PROBLEM STATEMENT: Write out the full listing exactly as given, minus the images.

RAW DATA:
[Begin]

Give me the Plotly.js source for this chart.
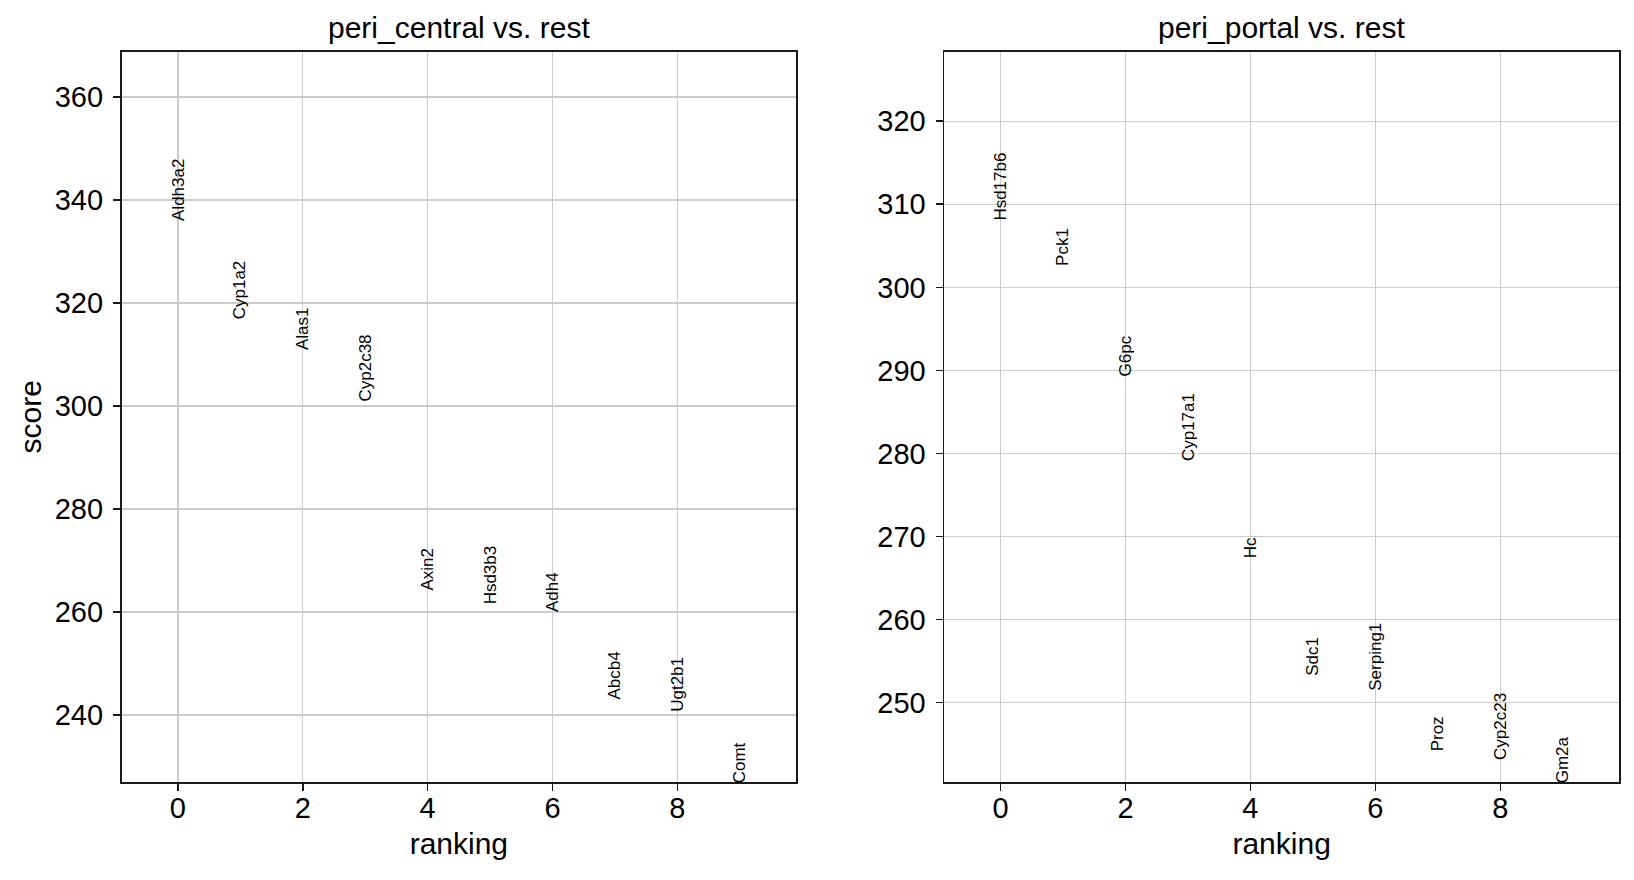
<!DOCTYPE html>
<html>
<head>
<meta charset="utf-8">
<script src="https://cdn.plot.ly/plotly-3.0.1.min.js"></script>
<style>html,body{margin:0;padding:0;background:#fff;}#chart{width:1634px;height:880px;}</style>
</head>
<body>
<div id="chart"></div>
<script>
// ---- data ----
var centralGenes = ["Aldh3a2","Cyp1a2","Alas1","Cyp2c38","Axin2","Hsd3b3","Adh4","Abcb4","Ugt2b1","Comt"];
var centralScores = [336.1, 317.0, 311.1, 301.0, 264.4, 261.6, 260.1, 243.2, 240.8, 227.0];
var portalGenes = ["Hsd17b6","Pck1","G6pc","Cyp17a1","Hc","Sdc1","Serping1","Proz","Cyp2c23","Gm2a"];
var portalScores = [308.1, 302.7, 289.4, 279.2, 267.5, 253.4, 251.6, 244.3, 243.2, 240.45];
var rankings = [0,1,2,3,4,5,6,7,8,9];
var panelTitles = ["peri_central vs. rest", "peri_portal vs. rest"];
var xTicks = [0,2,4,6,8];
var centralYTicks = [240,260,280,300,320,340,360];
var portalYTicks = [250,260,270,280,290,300,310,320];

var W = 1634, H = 880;
var FONT = "Liberation Sans, Arial, Helvetica, sans-serif";

function yRange(s){
  var mn = Math.min.apply(null, s), mx = Math.max.apply(null, s);
  return [mn, mx + 0.3*(mx-mn)];
}

var traces = [
  {x: rankings, y: centralScores, text: centralGenes, type: "scatter", mode: "markers",
   marker: {opacity: 0}, xaxis: "x", yaxis: "y", hoverinfo: "text+y", showlegend: false},
  {x: rankings, y: portalScores, text: portalGenes, type: "scatter", mode: "markers",
   marker: {opacity: 0}, xaxis: "x2", yaxis: "y2", hoverinfo: "text+y", showlegend: false}
];

var annotations = [];
function addLabels(genes, scores, xr, yr){
  for (var i=0;i<genes.length;i++){
    annotations.push({x: rankings[i], y: scores[i], xref: xr, yref: yr, text: genes[i],
      showarrow: false, textangle: -90, xanchor: "center", yanchor: "bottom",
      borderpad: 0, yshift: -2,
      font: {family: FONT, size: 17, color: "#000"}});
  }
}
addLabels(centralGenes, centralScores, "x", "y");
addLabels(portalGenes, portalScores, "x2", "y2");

var xd1 = [121.7/W, 796/W], xd2 = [944.3/W, 1619/W];
var yd = [1-782/H, 1-51.5/H];
annotations.push({xref:"paper", yref:"paper", x:(xd1[0]+xd1[1])/2, y:yd[1], xanchor:"center", yanchor:"bottom",
  yshift: 5, showarrow:false, text: panelTitles[0], font:{family:FONT, size:30, color:"#000"}});
annotations.push({xref:"paper", yref:"paper", x:(xd2[0]+xd2[1])/2, y:yd[1], xanchor:"center", yanchor:"bottom",
  yshift: 5, showarrow:false, text: panelTitles[1], font:{family:FONT, size:30, color:"#000"}});

function xaxis(dom, anchor){
  return {domain: dom, anchor: anchor, range: [-0.9, 9.9], tickvals: xTicks,
    showgrid: true, gridcolor: "#cccccc", gridwidth: 1.3, zeroline: false,
    showline: true, mirror: true, linecolor: "#1a1a1a", linewidth: 1.8,
    ticks: "outside", ticklen: 7, tickwidth: 1.6, tickcolor: "#1a1a1a", ticklabelstandoff: -8,
    tickfont: {family: FONT, size: 29, color: "#000"}, automargin: false,
    title: {text: "ranking", font: {family: FONT, size: 30, color: "#000"}, standoff: 10}};
}
function yaxis(dom, anchor, rng, ticks, title){
  var a = {domain: dom, anchor: anchor, range: rng, tickvals: ticks,
    showgrid: true, gridcolor: "#cccccc", gridwidth: 1.3, zeroline: false,
    showline: true, mirror: true, linecolor: "#1a1a1a", linewidth: 1.8,
    ticks: "outside", ticklen: 7, tickwidth: 1.6, tickcolor: "#1a1a1a", ticklabelstandoff: 4,
    tickfont: {family: FONT, size: 29, color: "#000"}, automargin: false};
  if (title) a.title = {text: title, font: {family: FONT, size: 30, color: "#000"}, standoff: 4};
  return a;
}

var layout = {
  width: W, height: H,
  margin: {l:0, r:0, t:0, b:0, pad:0},
  paper_bgcolor: "#fff", plot_bgcolor: "#fff",
  showlegend: false,
  xaxis: xaxis(xd1, "y"),
  yaxis: yaxis(yd, "x", yRange(centralScores), centralYTicks, "score"),
  xaxis2: xaxis(xd2, "y2"),
  yaxis2: yaxis(yd, "x2", yRange(portalScores), portalYTicks, null),
  annotations: annotations
};

Plotly.newPlot("chart", traces, layout, {displayModeBar: false, staticPlot: true});
</script>
</body>
</html>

[End]

RESPONSE TO THIS TASK:
Give me the Plotly.js source for this chart.
<!DOCTYPE html>
<html>
<head>
<meta charset="utf-8">
<script src="https://cdn.plot.ly/plotly-3.0.1.min.js"></script>
<style>html,body{margin:0;padding:0;background:#fff;}#chart{width:1634px;height:880px;}</style>
</head>
<body>
<div id="chart"></div>
<script>
// ---- data ----
var centralGenes = ["Aldh3a2","Cyp1a2","Alas1","Cyp2c38","Axin2","Hsd3b3","Adh4","Abcb4","Ugt2b1","Comt"];
var centralScores = [336.1, 317.0, 311.1, 301.0, 264.4, 261.6, 260.1, 243.2, 240.8, 227.0];
var portalGenes = ["Hsd17b6","Pck1","G6pc","Cyp17a1","Hc","Sdc1","Serping1","Proz","Cyp2c23","Gm2a"];
var portalScores = [308.1, 302.7, 289.4, 279.2, 267.5, 253.4, 251.6, 244.3, 243.2, 240.45];
var rankings = [0,1,2,3,4,5,6,7,8,9];
var panelTitles = ["peri_central vs. rest", "peri_portal vs. rest"];
var xTicks = [0,2,4,6,8];
var centralYTicks = [240,260,280,300,320,340,360];
var portalYTicks = [250,260,270,280,290,300,310,320];

var W = 1634, H = 880;
var FONT = "Liberation Sans, Arial, Helvetica, sans-serif";

function yRange(s){
  var mn = Math.min.apply(null, s), mx = Math.max.apply(null, s);
  return [mn, mx + 0.3*(mx-mn)];
}

var traces = [
  {x: rankings, y: centralScores, text: centralGenes, type: "scatter", mode: "markers",
   marker: {opacity: 0}, xaxis: "x", yaxis: "y", hoverinfo: "text+y", showlegend: false},
  {x: rankings, y: portalScores, text: portalGenes, type: "scatter", mode: "markers",
   marker: {opacity: 0}, xaxis: "x2", yaxis: "y2", hoverinfo: "text+y", showlegend: false}
];

var annotations = [];
function addLabels(genes, scores, xr, yr){
  for (var i=0;i<genes.length;i++){
    annotations.push({x: rankings[i], y: scores[i], xref: xr, yref: yr, text: genes[i],
      showarrow: false, textangle: -90, xanchor: "center", yanchor: "bottom",
      borderpad: 0, yshift: -2,
      font: {family: FONT, size: 17, color: "#000"}});
  }
}
addLabels(centralGenes, centralScores, "x", "y");
addLabels(portalGenes, portalScores, "x2", "y2");

var xd1 = [121.7/W, 796/W], xd2 = [944.3/W, 1619/W];
var yd = [1-782/H, 1-51.5/H];
annotations.push({xref:"paper", yref:"paper", x:(xd1[0]+xd1[1])/2, y:yd[1], xanchor:"center", yanchor:"bottom",
  yshift: 5, showarrow:false, text: panelTitles[0], font:{family:FONT, size:30, color:"#000"}});
annotations.push({xref:"paper", yref:"paper", x:(xd2[0]+xd2[1])/2, y:yd[1], xanchor:"center", yanchor:"bottom",
  yshift: 5, showarrow:false, text: panelTitles[1], font:{family:FONT, size:30, color:"#000"}});

function xaxis(dom, anchor){
  return {domain: dom, anchor: anchor, range: [-0.9, 9.9], tickvals: xTicks,
    showgrid: true, gridcolor: "#cccccc", gridwidth: 1.3, zeroline: false,
    showline: true, mirror: true, linecolor: "#1a1a1a", linewidth: 1.8,
    ticks: "outside", ticklen: 7, tickwidth: 1.6, tickcolor: "#1a1a1a", ticklabelstandoff: -8,
    tickfont: {family: FONT, size: 29, color: "#000"}, automargin: false,
    title: {text: "ranking", font: {family: FONT, size: 30, color: "#000"}, standoff: 10}};
}
function yaxis(dom, anchor, rng, ticks, title){
  var a = {domain: dom, anchor: anchor, range: rng, tickvals: ticks,
    showgrid: true, gridcolor: "#cccccc", gridwidth: 1.3, zeroline: false,
    showline: true, mirror: true, linecolor: "#1a1a1a", linewidth: 1.8,
    ticks: "outside", ticklen: 7, tickwidth: 1.6, tickcolor: "#1a1a1a", ticklabelstandoff: 4,
    tickfont: {family: FONT, size: 29, color: "#000"}, automargin: false};
  if (title) a.title = {text: title, font: {family: FONT, size: 30, color: "#000"}, standoff: 4};
  return a;
}

var layout = {
  width: W, height: H,
  margin: {l:0, r:0, t:0, b:0, pad:0},
  paper_bgcolor: "#fff", plot_bgcolor: "#fff",
  showlegend: false,
  xaxis: xaxis(xd1, "y"),
  yaxis: yaxis(yd, "x", yRange(centralScores), centralYTicks, "score"),
  xaxis2: xaxis(xd2, "y2"),
  yaxis2: yaxis(yd, "x2", yRange(portalScores), portalYTicks, null),
  annotations: annotations
};

Plotly.newPlot("chart", traces, layout, {displayModeBar: false, staticPlot: true});
</script>
</body>
</html>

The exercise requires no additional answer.